▶ **Set exercise**: Restate, exactly and without pictures, the lines from the start of the listing below through the line holding "80, 90, 100];".

▶ **Data block**:
↓↓↓
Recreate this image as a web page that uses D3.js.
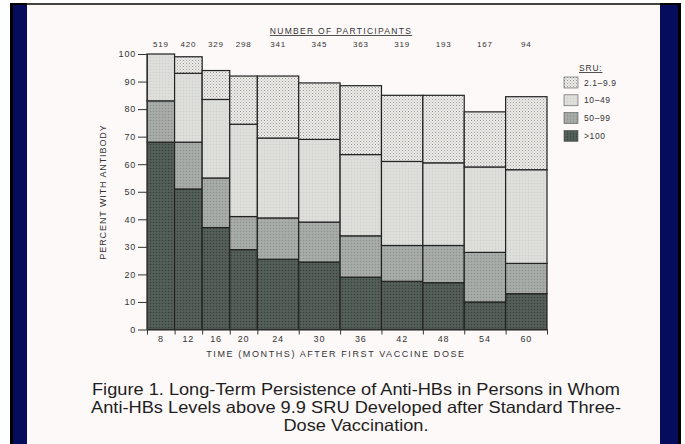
<!DOCTYPE html>
<html>
<head>
<meta charset="utf-8">
<script src="https://cdn.jsdelivr.net/npm/d3@7"></script>
<style>
  body { margin: 0; background: #fff; }
  text { font-family: "Liberation Sans", Arial, sans-serif; }
</style>
</head>
<body>
<div id="chart"></div>
<script>
// Data
var months = [8, 12, 16, 20, 24, 30, 36, 42, 48, 54, 60];
var participants = [519, 420, 329, 298, 341, 345, 363, 319, 193, 167, 94];
var sruLevels = [">100", "50\u201399", "10\u201349", "2.1\u20139.9"];
var over100 = [68, 51, 37, 29, 25.5, 24.5, 19, 17.5, 17, 10, 13];
var sru50to99 = [15, 17, 18, 12, 15, 14.5, 15, 13, 13.5, 18, 11];
var sru10to49 = [17, 25, 28.5, 33.5, 29, 30, 29.5, 30.5, 30, 31, 34];
var sru2to9 = [0, 6, 10.5, 17.5, 22.5, 20.5, 25, 24, 24.5, 20, 26.5];
var yTicks = [0, 10, 20, 30, 40, 50, 60, 70, 80, 90, 100];

var width = 685, height = 444;
var margin = { top: 54, right: 138, bottom: 114.5, left: 147 };

var svg = d3.select("#chart").append("svg")
    .attr("width", width)
    .attr("height", height);

// slide frame
svg.append("rect").attr("width", width).attr("height", height).attr("fill", "#fff");
svg.append("rect").attr("x", 10).attr("y", 3).attr("width", 671).attr("height", 441).attr("fill", "#000");
svg.append("rect").attr("x", 13).attr("y", 5).attr("width", 665).attr("height", 439).attr("fill", "#050c5c");
svg.append("rect").attr("x", 27).attr("y", 3).attr("width", 633).attr("height", 2).attr("fill", "#444");
svg.append("rect").attr("x", 27).attr("y", 5).attr("width", 633).attr("height", 439).attr("fill", "#fdf9f9");

// textures for the scanned fills
var defs = svg.append("defs");
function texture(id, base, dot, dot2) {
    var p = defs.append("pattern")
        .attr("id", id)
        .attr("width", 3).attr("height", 3)
        .attr("patternUnits", "userSpaceOnUse");
    p.append("rect").attr("width", 3).attr("height", 3).attr("fill", base);
    p.append("rect").attr("x", 0).attr("y", 0).attr("width", 1).attr("height", 1).attr("fill", dot);
    p.append("rect").attr("x", 1.5).attr("y", 1.5).attr("width", 1).attr("height", 1).attr("fill", dot2);
}
texture("tex0", "#505a55", "#36403b", "#68716c");   // >100
texture("tex1", "#a3a8a4", "#8a908b", "#b8bcb8");   // 50-99
texture("tex2", "#dcdcd8", "#cfd0cc", "#e6e6e2");   // 10-49
texture("tex3", "#ecebe8", "#9a9a98", "#b4b4b2");   // 2.1-9.9
var fills = ["url(#tex0)", "url(#tex1)", "url(#tex2)", "url(#tex3)"];

// rows for stacking
var rows = months.map(function (m, i) {
    var r = { month: m, n: participants[i] };
    r[sruLevels[0]] = over100[i];
    r[sruLevels[1]] = sru50to99[i];
    r[sruLevels[2]] = sru10to49[i];
    r[sruLevels[3]] = sru2to9[i];
    return r;
});

// bar width follows the gap to the next visit
var edges = [0];
months.forEach(function (m, i) {
    var gap = i < months.length - 1 ? months[i + 1] - m : m - months[i - 1];
    edges.push(edges[i] + gap);
});

var x = d3.scaleLinear()
    .domain([0, edges[edges.length - 1]])
    .range([margin.left, width - margin.right]);
var y = d3.scaleLinear()
    .domain([0, 100])
    .range([height - margin.bottom, margin.top]);

var stack = d3.stack().keys(sruLevels)(rows);

// bars
var layer = svg.append("g")
    .selectAll("g")
    .data(stack)
    .join("g")
    .attr("fill", function (d, i) { return fills[i]; });

layer.selectAll("rect")
    .data(function (d) { return d; })
    .join("rect")
    .attr("x", function (d, i) { return x(edges[i]); })
    .attr("width", function (d, i) { return x(edges[i + 1]) - x(edges[i]); })
    .attr("y", function (d) { return y(d[1]); })
    .attr("height", function (d) { return y(d[0]) - y(d[1]); })
    .attr("stroke", "#222")
    .attr("stroke-width", 1.2);

// y axis
var yAxis = svg.append("g")
    .attr("transform", "translate(" + margin.left + ",0)")
    .call(d3.axisLeft(y).tickValues(yTicks).tickSize(9).tickSizeOuter(0).tickPadding(2));
yAxis.select(".domain").attr("stroke", "#333").attr("stroke-width", 1.1);
yAxis.selectAll(".tick line").attr("stroke", "#333").attr("stroke-width", 1);
yAxis.selectAll(".tick text")
    .attr("fill", "#333")
    .style("font-size", "9px")
    .style("letter-spacing", "0.8px")
    .style("font-family", "'Liberation Sans', Arial, sans-serif");

// x axis: ticks at bar edges, labels at bar centres
var xAxis = svg.append("g")
    .attr("transform", "translate(0," + y(0) + ")")
    .call(d3.axisBottom(x).tickValues(edges).tickSize(5).tickSizeOuter(0).tickFormat(""));
xAxis.select(".domain").attr("stroke", "#333").attr("stroke-width", 1.1);
xAxis.selectAll(".tick line").attr("stroke", "#333");

svg.append("g")
    .selectAll("text")
    .data(months)
    .join("text")
    .attr("x", function (d, i) { return x((edges[i] + edges[i + 1]) / 2); })
    .attr("y", y(0) + 12)
    .attr("text-anchor", "middle")
    .attr("fill", "#333")
    .style("font-size", "9px")
    .style("letter-spacing", "0.8px")
    .text(function (d) { return d; });

svg.append("text")
    .attr("x", 336)
    .attr("y", 357)
    .attr("text-anchor", "middle")
    .attr("fill", "#333")
    .style("font-size", "9px")
    .style("letter-spacing", "1.6px")
    .text("TIME (MONTHS) AFTER FIRST VACCINE DOSE");

svg.append("text")
    .attr("transform", "translate(106,192) rotate(-90)")
    .attr("text-anchor", "middle")
    .attr("fill", "#333")
    .style("font-size", "9px")
    .style("letter-spacing", "0.9px")
    .text("PERCENT WITH ANTIBODY");

// participants row
svg.append("text")
    .attr("x", 341)
    .attr("y", 34)
    .attr("text-anchor", "middle")
    .attr("fill", "#333")
    .style("font-size", "8.5px")
    .style("letter-spacing", "1.3px")
    .style("text-decoration", "underline")
    .text("NUMBER OF PARTICIPANTS");

svg.append("g")
    .selectAll("text")
    .data(rows)
    .join("text")
    .attr("x", function (d, i) { return x((edges[i] + edges[i + 1]) / 2); })
    .attr("y", 47)
    .attr("text-anchor", "middle")
    .attr("fill", "#333")
    .style("font-size", "8px")
    .style("letter-spacing", "0.8px")
    .text(function (d) { return d.n; });

// legend
var legend = svg.append("g").attr("transform", "translate(564,0)");
legend.append("text")
    .attr("x", 15).attr("y", 71)
    .attr("fill", "#333")
    .style("font-size", "8.5px")
    .style("letter-spacing", "0.8px")
    .style("text-decoration", "underline")
    .text("SRU:");
var legendKeys = sruLevels.slice().reverse();
var item = legend.selectAll("g.item")
    .data(legendKeys)
    .join("g")
    .attr("class", "item")
    .attr("transform", function (d, i) { return "translate(0," + (77 + i * 17.8) + ")"; });
item.append("rect")
    .attr("width", 14).attr("height", 11)
    .attr("fill", function (d) { return fills[sruLevels.indexOf(d)]; })
    .attr("stroke", "#555")
    .attr("stroke-width", 0.6);
item.append("text")
    .attr("x", 20).attr("y", 8.5)
    .attr("fill", "#333")
    .style("font-size", "8.5px")
    .style("letter-spacing", "0.6px")
    .text(function (d) { return d; });

// caption
var caption = [
    "Figure 1. Long-Term Persistence of Anti-HBs in Persons in Whom",
    "Anti-HBs Levels above 9.9 SRU Developed after Standard Three-",
    "Dose Vaccination."
];
var captionWidths = [528, 530, 145];
svg.append("g")
    .selectAll("text")
    .data(caption)
    .join("text")
    .attr("x", 356)
    .attr("y", function (d, i) { return 395 + i * 18; })
    .attr("text-anchor", "middle")
    .attr("fill", "#1e1e1e")
    .attr("textLength", function (d, i) { return captionWidths[i]; })
    .attr("lengthAdjust", "spacingAndGlyphs")
    .style("font-size", "16.5px")
    .text(function (d) { return d; });
</script>
</body>
</html>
↑↑↑
▶ **Task response**:
Recreate this image as a web page that uses D3.js.
<!DOCTYPE html>
<html>
<head>
<meta charset="utf-8">
<script src="https://cdn.jsdelivr.net/npm/d3@7"></script>
<style>
  body { margin: 0; background: #fff; }
  text { font-family: "Liberation Sans", Arial, sans-serif; }
</style>
</head>
<body>
<div id="chart"></div>
<script>
// Data
var months = [8, 12, 16, 20, 24, 30, 36, 42, 48, 54, 60];
var participants = [519, 420, 329, 298, 341, 345, 363, 319, 193, 167, 94];
var sruLevels = [">100", "50\u201399", "10\u201349", "2.1\u20139.9"];
var over100 = [68, 51, 37, 29, 25.5, 24.5, 19, 17.5, 17, 10, 13];
var sru50to99 = [15, 17, 18, 12, 15, 14.5, 15, 13, 13.5, 18, 11];
var sru10to49 = [17, 25, 28.5, 33.5, 29, 30, 29.5, 30.5, 30, 31, 34];
var sru2to9 = [0, 6, 10.5, 17.5, 22.5, 20.5, 25, 24, 24.5, 20, 26.5];
var yTicks = [0, 10, 20, 30, 40, 50, 60, 70, 80, 90, 100];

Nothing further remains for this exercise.